In one of my projects, I worked on persisting the periodic output of an already developed machine learning model after enriching it with some metadata and then serving this enriched output through an API on AWS API Gateway.

Let’s go into the details component by component:

Persistence and enrichment of the model output

Our machine learning model was persisting its periodic output as a file on S3. The consumers of our model’s output needed not only the model’s predictions but also certain metadata along with it; so that they don’t need to perform any extra queries on their side; because speed was of essence as usual.

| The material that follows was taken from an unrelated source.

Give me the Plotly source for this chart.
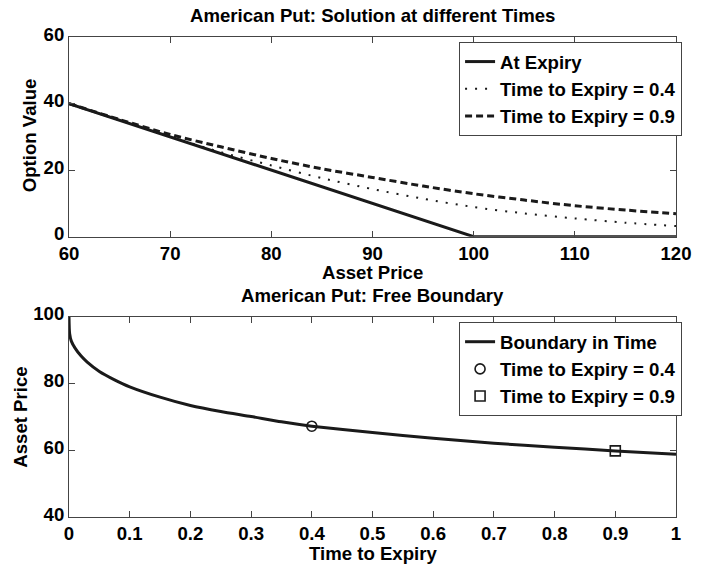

In order to create a highly responsive API with minimum latency, we needed to make the served data ready ahead in time. To make the model output queryable as per the requirements, the application I built would

  1. Read the output file on S3 and process it record by record
  2. Join it with some metadata retrieved from AWS Athena
  3. Store the consolidated records on AWS DynamoDB in a “ready to be served” structure

RESTful API on AWS API Gateway

Well, we only needed a GET endpoint for this purpose, so we had nothing special on this layer. We also deferred the request authentication to the Lambda function itself (for business reasons) so the API Gateway did not require much work to setup.

Request authentication

We made use of Bearer tokens in the request headers to verify the incoming requests’ authentication. The Bearer tokens were JWT tokens and they would contain some information like which public key was used for their signature, when the token expires, etc.. We had these public keys stored on our systems so that we can first verify that an incoming token is indeed a valid token and it has not yet expired. After verifying the token, the Lambda function would decode this token, retrieve certain fields of the decoded structure and use these to query DynamoDB.

Serving Lambda function

After successfully verifying the requester’s authentication information, and fetching the related records from DynamoDB, our Lambda function would simply structure this data as per our requirements and return it to the caller.

Data management

We made use of the TimeToLive feature of DynamoDB to get rid of relatively old data that we don’t need for our purposes.

Service discovery

Our API would be discovered by other microservices and for service discovery, we needed to have certain artifacts on certain locations. The artifacts gave our API consumers some information like which endpoints we’re exposing and at which addresses they can access our API on our dev / test / qa / pre-prod / prod environments.

Monitoring dashboards

We meticulously monitored our latency and error metrics on CloudWatch and had alarms for certain cases to have our eyes on our API’s health and performance. We also created custom dashboards for monitoring how often some use-cases happen, as we could detect these by filtering our logs against certain log messages.

API documentation using OpenAPI 3.0 Specs

api-docs I used The OpenAPI 3.0 specs for the technical documentation of our API, as it has become the de facto standard to specify what an API can do. Swagger Editor is a great tool to do this, since it can dynamically validate your specs as you write through a beautiful GUI. If you haven’t adopted conforming to the OpenAPI specs for your APIs, go learn about it now - I’m sure you’ll love this standardization idea!

For me, this project was so fun to work on. It had a few performance optimization challenges, while preparing the ready-to-be-served data and serving the output through our Lambda function. The satisfaction of overcoming those hurdles were directly proportional to the size of those challenges though!